**WRITTEN INSTRUCTION:** Starting at the top of the entries below, write out each line up to and including the one containing "import pandas as pd". Leave the pictures out.

**RECORDS FOR THIS TASK:**
▼
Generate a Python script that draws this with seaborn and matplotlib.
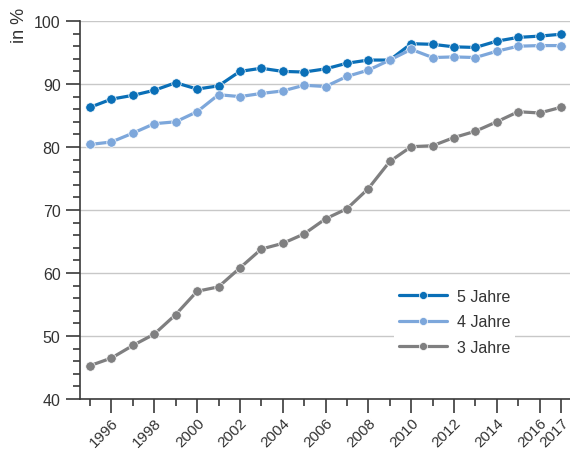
import matplotlib
matplotlib.use("Agg")
import matplotlib.pyplot as plt
import matplotlib.ticker as mticker
import seaborn as sns
import pandas as pd

years = list(range(1995, 2018))
jahre5 = [86.3, 87.6, 88.2, 89.0, 90.2, 89.2, 89.7, 92.0, 92.5, 92.0, 91.9, 92.4,
          93.3, 93.8, 93.8, 96.4, 96.3, 95.9, 95.8, 96.8, 97.4, 97.6, 97.9]
jahre4 = [80.4, 80.8, 82.2, 83.7, 84.0, 85.6, 88.3, 88.0, 88.5, 88.9, 89.8, 89.6,
          91.2, 92.2, 93.8, 95.5, 94.2, 94.3, 94.2, 95.2, 96.0, 96.1, 96.1]
jahre3 = [45.3, 46.5, 48.5, 50.3, 53.4, 57.1, 57.8, 60.8, 63.8, 64.7, 66.2, 68.6,
          70.2, 73.4, 77.7, 80.05, 80.2, 81.5, 82.5, 84.0, 85.6, 85.4, 86.3]
series_names = ["5 Jahre", "4 Jahre", "3 Jahre"]
xtick_labels = [str(y) for y in range(1996, 2017, 2)] + ["2017"]
xtick_pos = list(range(1996, 2017, 2)) + [2017]

df = pd.DataFrame({
    "Jahr": years * 3,
    "Wert": jahre5 + jahre4 + jahre3,
    "Serie": [series_names[0]] * len(years) + [series_names[1]] * len(years) + [series_names[2]] * len(years),
})

sns.set_style("white")
plt.rcParams['font.family'] = ['Liberation Sans Narrow', 'Liberation Sans', 'DejaVu Sans']

fig = plt.figure(figsize=(5.7, 4.52), dpi=100)
ax = fig.add_axes([80/570, 1 - 400/452, 1 - 80/570, (400 - 22)/452])

palette = {"5 Jahre": "#0a6fb7", "4 Jahre": "#7da7db", "3 Jahre": "#7f7f80"}
sns.lineplot(data=df, x="Jahr", y="Wert", hue="Serie", palette=palette, marker="o",
             markersize=6.8, markeredgecolor="white", markeredgewidth=0.5,
             linewidth=2.3, ax=ax, zorder=3)

ax.set_xlim(1994.53, 2017.42)
ax.set_ylim(40, 100)
ax.set_yticks(range(40, 101, 10))
ax.yaxis.set_minor_locator(mticker.MultipleLocator(2))
ax.set_xticks(xtick_pos)
ax.set_xticklabels(xtick_labels, rotation=45, ha="right", va="top", rotation_mode="anchor")
ax.set_xticks([y for y in years if y not in xtick_pos], minor=True)
ax.set_xlabel("")
ax.set_ylabel("")

for side in ["top", "right"]:
    ax.spines[side].set_visible(False)
for side in ["left", "bottom"]:
    ax.spines[side].set_color("#3a3a3a")
    ax.spines[side].set_linewidth(1.2)

ax.grid(axis="y", which="major", color="#c8c8c8", linewidth=1.0, zorder=0)
ax.set_axisbelow(True)
ax.tick_params(axis="both", which="major", direction="out", length=10, width=1.2,
               color="#3a3a3a", labelcolor="#333333", labelsize=11.5, left=True, bottom=True)
ax.tick_params(axis="both", which="minor", direction="out", length=5, width=1.2,
               color="#3a3a3a", left=True, bottom=True)
ax.tick_params(axis="x", which="major", pad=1.5, labelsize=11)
ax.tick_params(axis="y", which="major", pad=4)

handles, labels = ax.get_legend_handles_labels()
leg = ax.legend(handles, labels, loc="upper left", bbox_to_anchor=(0.625, 0.325),
                frameon=True, fontsize=11.5, handlelength=3.0, handletextpad=0.6,
                labelspacing=0.65, borderpad=0.3, markerscale=0.85)
leg.get_frame().set_facecolor("white")
leg.get_frame().set_edgecolor("none")
leg.get_frame().set_alpha(1)
for t in leg.get_texts():
    t.set_color("#333333")

fig.text(19/570, 1 - 25/452, "in %", rotation=90, ha="center", va="center",
         fontsize=13, color="#333333")

fig.savefig("out.png", dpi=100)
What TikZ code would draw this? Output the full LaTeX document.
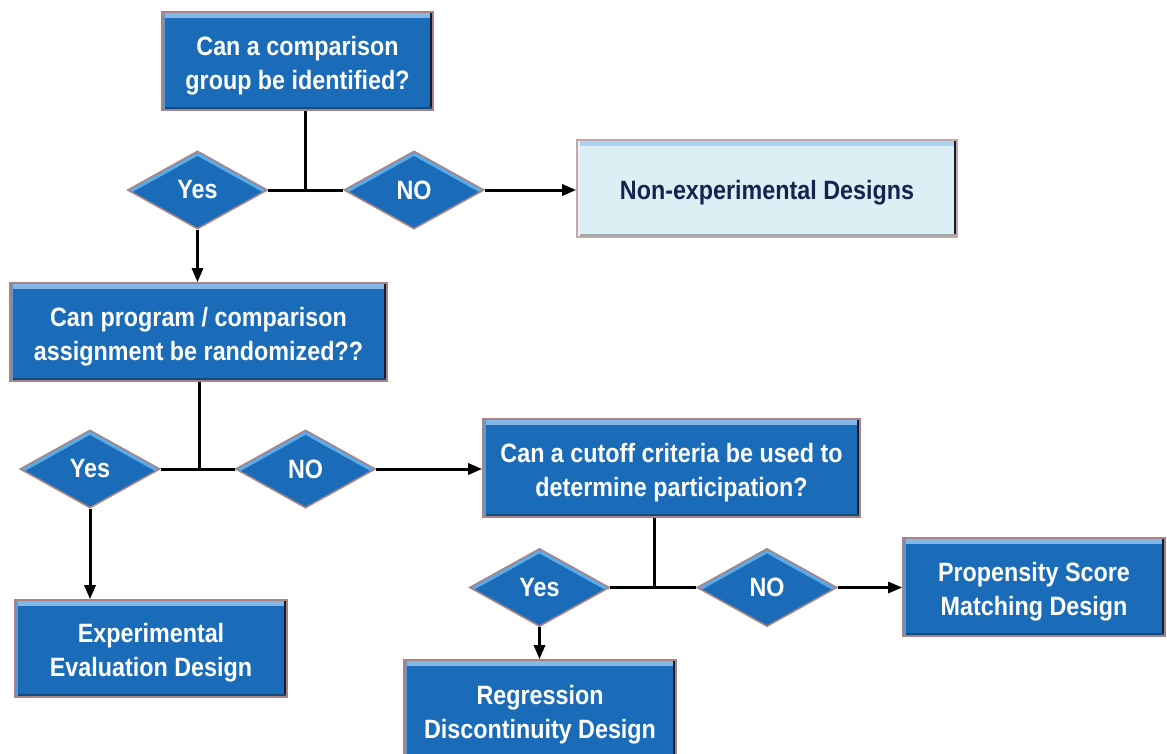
\documentclass[tikz,border=0pt]{standalone}
\usepackage{fontspec}
\usetikzlibrary{shapes.geometric,arrows.meta}
\newfontfamily\lblfont{Liberation Sans}[FakeStretch=0.88]
\newcommand\toppad{\rule{0pt}{28pt}}
\definecolor{boxblue}{HTML}{1B6CB8}
\definecolor{hiblue}{HTML}{5AAAE8}
\definecolor{rimcol}{HTML}{A88484}
\definecolor{shadecol}{HTML}{1A1A26}
\definecolor{paleblue}{HTML}{DCEFF5}
\definecolor{navytext}{HTML}{14244E}
\tikzset{
  lbl/.style={font=\lblfont\bfseries\fontsize{26.5}{34}\selectfont},
  bevelrect/.style={
    path picture={
      \draw[line width=12pt,hiblue!60!white,opacity=0.8]
        (path picture bounding box.north west) -- (path picture bounding box.north east);
      \draw[line width=7pt,shadecol]
        (path picture bounding box.north east) -- (path picture bounding box.south east);
      \draw[line width=6pt,#1!70!black]
        (path picture bounding box.south west) -- (path picture bounding box.south east);
      \draw[line width=6pt,#1!70!white]
        (path picture bounding box.north west) -- (path picture bounding box.south west);
    }},
  bluebox/.style={lbl, rectangle, fill=boxblue, draw=rimcol, line width=1.6pt,
    text=white, align=center, inner sep=0pt, bevelrect=boxblue},
  palebox/.style={lbl, rectangle, fill=paleblue, draw=rimcol!70!white, line width=1.6pt,
    text=navytext, align=center, inner sep=0pt, bevelrect=paleblue},
  choice/.style={lbl, diamond, fill=boxblue, draw=rimcol, line width=1.6pt,
    text=white, inner sep=0pt, minimum width=140pt, minimum height=78pt,
    path picture={
      \draw[line width=8pt,hiblue]
        (path picture bounding box.west) -- (path picture bounding box.north)
        -- (path picture bounding box.east);
    }},
  link/.style={line width=3pt, black},
  arr/.style={link, -{Triangle[length=14pt,width=11pt]}},
}
\begin{document}
\begin{tikzpicture}[x=1pt,y=-1pt]
\useasboundingbox (0,0) rectangle (1167,753);
\clip (0,0) rectangle (1167,753);

% question and outcome boxes
\node[bluebox, minimum width=271pt, minimum height=98pt] (q1) at (297.5,61)
  {\toppad Can a comparison\\group be identified?};
\node[palebox, minimum width=380pt, minimum height=97pt] (nonexp) at (767,188.5)
  {\toppad Non-experimental Designs};
\node[bluebox, minimum width=377pt, minimum height=98pt] (q2) at (198.5,332)
  {\toppad Can program / comparison\\assignment be randomized??};
\node[bluebox, minimum width=377pt, minimum height=98pt] (q3) at (671.5,468)
  {\toppad Can a cutoff criteria be used to\\determine participation?};
\node[bluebox, minimum width=272pt, minimum height=97pt] (expd) at (151,648.5)
  {\toppad Experimental\\Evaluation Design};
\node[bluebox, minimum width=272pt, minimum height=100pt] (rdd) at (540,710)
  {\toppad Regression\\Discontinuity Design};
\node[bluebox, minimum width=262pt, minimum height=98pt] (psm) at (1034,587)
  {\toppad Propensity Score\\Matching Design};

% yes / no decisions
\node[choice] (yes1) at (197.5,190) {Yes};
\node[choice] (no1)  at (414,190) {NO};
\node[choice] (yes2) at (90,469) {Yes};
\node[choice] (no2)  at (305.5,469) {NO};
\node[choice] (yes3) at (539.5,587.5) {Yes};
\node[choice] (no3)  at (767,587.5) {NO};

% junction points under each question
\coordinate (j1) at (305,190);
\coordinate (j2) at (199,469);
\coordinate (j3) at (654,587.5);

% connectors
\draw[link] (q1.south -| j1) -- (j1);
\draw[link] (yes1.east) -- (no1.west);
\draw[arr] (no1.east) -- (nonexp.west |- no1.east);
\draw[arr] (yes1.south) -- (yes1.south |- q2.north);

\draw[link] (q2.south -| j2) -- (j2);
\draw[link] (yes2.east) -- (no2.west);
\draw[arr] (no2.east) -- (q3.west |- no2.east);
\draw[arr] (yes2.south) -- (yes2.south |- expd.north);

\draw[link] (q3.south -| j3) -- (j3);
\draw[link] (yes3.east) -- (no3.west);
\draw[arr] (no3.east) -- (psm.west |- no3.east);
\draw[arr] (yes3.south) -- (yes3.south |- rdd.north);
\end{tikzpicture}
\end{document}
▲
**RESULT OF THIS TASK:**
Generate a Python script that draws this with seaborn and matplotlib.
import matplotlib
matplotlib.use("Agg")
import matplotlib.pyplot as plt
import matplotlib.ticker as mticker
import seaborn as sns
import pandas as pd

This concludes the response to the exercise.